Well, I don't really know what to say. It's just a regular apartment, by German standards. :)

When I moved in, the owner had just refurbished everything a bit (as they always do when a new tenant moves in). The ingrain wallpaper [1] on the walls and ceiling painted plain white, the linoleum [2] floors freshly cleaned, and the jambs of the interior doors had been replaced by new ones. If you don't know what linoleum looks and feels like, imagine a typical office floor, but with a faux parquet pattern instead of these generic blue-green-grayish dot patterns. The linoleum shows a bit of wear (you can see where the previous tenant had put their furniture), but I don't mind.

Apart from that, I've got radiators (connected to district heating) in both rooms, water and sewer pipes leading into the kitchen (but the kitchen furniture and plumbing needs to be supplied by the tenant), and a fully-furnitured bathroom with tiling all around, toilet, sink and bathtub. If anything from that list should ever break, I call the landlord and a craftsman will be on site to fix it the next day or so, at their cost.

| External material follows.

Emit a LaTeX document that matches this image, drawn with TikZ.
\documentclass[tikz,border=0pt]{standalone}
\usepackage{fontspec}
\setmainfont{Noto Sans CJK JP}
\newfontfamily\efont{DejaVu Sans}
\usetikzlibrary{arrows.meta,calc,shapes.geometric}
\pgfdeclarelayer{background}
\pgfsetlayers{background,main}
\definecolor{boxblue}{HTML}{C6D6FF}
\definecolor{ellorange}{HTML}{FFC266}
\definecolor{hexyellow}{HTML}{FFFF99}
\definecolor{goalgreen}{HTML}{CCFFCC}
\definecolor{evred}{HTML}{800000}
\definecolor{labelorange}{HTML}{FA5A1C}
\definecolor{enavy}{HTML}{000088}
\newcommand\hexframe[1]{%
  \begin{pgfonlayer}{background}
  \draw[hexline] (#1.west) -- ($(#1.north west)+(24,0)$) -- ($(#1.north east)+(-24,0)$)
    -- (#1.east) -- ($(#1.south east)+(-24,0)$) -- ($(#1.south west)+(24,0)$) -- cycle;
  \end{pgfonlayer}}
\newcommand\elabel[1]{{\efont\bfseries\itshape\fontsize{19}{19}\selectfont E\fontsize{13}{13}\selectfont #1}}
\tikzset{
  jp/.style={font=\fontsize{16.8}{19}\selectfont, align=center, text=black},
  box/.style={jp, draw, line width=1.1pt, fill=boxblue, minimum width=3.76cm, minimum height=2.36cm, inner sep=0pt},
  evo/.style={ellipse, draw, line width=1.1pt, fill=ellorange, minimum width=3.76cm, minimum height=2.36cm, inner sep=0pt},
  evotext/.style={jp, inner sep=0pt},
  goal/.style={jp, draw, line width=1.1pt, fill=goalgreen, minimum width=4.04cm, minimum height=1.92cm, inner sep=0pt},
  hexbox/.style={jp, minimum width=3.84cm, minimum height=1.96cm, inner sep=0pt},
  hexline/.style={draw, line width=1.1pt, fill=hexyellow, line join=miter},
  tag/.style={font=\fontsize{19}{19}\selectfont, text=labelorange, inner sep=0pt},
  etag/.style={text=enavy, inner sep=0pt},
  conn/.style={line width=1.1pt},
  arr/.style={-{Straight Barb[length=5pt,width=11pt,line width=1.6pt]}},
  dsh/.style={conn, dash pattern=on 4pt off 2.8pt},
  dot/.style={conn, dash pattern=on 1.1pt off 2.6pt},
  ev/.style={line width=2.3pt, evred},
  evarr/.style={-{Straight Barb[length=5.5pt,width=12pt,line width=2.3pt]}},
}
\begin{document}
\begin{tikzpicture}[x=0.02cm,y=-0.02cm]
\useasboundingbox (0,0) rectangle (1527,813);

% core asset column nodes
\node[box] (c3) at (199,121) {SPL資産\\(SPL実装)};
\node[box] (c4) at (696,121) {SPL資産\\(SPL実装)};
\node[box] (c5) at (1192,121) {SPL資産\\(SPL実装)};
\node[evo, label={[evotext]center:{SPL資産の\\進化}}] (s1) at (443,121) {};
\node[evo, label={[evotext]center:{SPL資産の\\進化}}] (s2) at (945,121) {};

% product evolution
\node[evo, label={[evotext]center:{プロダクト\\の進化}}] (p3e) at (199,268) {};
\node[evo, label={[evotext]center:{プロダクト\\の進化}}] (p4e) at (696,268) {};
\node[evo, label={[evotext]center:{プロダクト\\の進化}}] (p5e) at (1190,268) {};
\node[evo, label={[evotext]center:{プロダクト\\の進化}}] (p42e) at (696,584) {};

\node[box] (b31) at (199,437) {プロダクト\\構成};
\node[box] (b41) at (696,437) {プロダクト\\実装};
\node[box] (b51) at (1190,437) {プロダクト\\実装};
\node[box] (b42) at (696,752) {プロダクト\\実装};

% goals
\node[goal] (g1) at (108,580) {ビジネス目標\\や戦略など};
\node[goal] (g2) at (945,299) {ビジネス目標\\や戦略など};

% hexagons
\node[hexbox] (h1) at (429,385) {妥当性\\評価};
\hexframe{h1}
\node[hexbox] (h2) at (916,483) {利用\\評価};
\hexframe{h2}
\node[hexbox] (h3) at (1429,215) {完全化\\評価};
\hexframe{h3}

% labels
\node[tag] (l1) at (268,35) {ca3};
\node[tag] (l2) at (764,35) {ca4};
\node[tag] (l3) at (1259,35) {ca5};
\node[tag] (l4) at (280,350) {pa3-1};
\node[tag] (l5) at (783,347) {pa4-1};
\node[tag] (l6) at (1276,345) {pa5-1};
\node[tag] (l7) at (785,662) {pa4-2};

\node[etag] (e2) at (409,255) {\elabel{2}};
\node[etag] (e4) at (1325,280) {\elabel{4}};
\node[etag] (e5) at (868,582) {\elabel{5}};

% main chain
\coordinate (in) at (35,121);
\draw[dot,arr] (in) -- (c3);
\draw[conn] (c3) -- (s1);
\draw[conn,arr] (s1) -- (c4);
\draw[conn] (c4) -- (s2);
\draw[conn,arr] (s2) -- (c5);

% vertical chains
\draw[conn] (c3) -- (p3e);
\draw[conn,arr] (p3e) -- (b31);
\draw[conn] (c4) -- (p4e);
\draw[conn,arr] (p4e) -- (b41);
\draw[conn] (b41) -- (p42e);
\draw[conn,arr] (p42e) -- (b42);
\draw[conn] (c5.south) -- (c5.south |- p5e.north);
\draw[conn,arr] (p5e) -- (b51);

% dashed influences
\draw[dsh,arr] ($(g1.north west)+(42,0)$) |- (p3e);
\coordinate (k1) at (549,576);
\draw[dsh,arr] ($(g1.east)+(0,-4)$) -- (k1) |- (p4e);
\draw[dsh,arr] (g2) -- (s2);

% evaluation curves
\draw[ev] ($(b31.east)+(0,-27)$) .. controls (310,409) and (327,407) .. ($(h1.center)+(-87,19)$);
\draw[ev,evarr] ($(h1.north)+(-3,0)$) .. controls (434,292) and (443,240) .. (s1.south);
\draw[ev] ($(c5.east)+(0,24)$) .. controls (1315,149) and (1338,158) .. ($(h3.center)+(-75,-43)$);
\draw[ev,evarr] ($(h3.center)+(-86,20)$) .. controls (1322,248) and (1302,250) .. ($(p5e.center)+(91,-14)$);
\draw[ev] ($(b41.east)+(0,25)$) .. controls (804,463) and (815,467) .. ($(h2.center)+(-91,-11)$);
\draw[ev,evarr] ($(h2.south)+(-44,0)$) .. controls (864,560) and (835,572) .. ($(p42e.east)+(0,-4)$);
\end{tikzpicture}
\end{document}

That's the state if the building is well-maintained. Some of these "Plattenbauten" (German for large-panel system buildings) have been privatized and sold to investors. These are usually the only ones which haven't gotten a makeover since the iron curtain came down. Rent is about the same, though. The situation is better for me since my apartment is owned by a housing cooperative which dates back to GDR times. They don't have to pay any interest or dividend, so all the money can go into maintenance, modernization, and sometimes new construction when they can get their hands on a nice plot of land.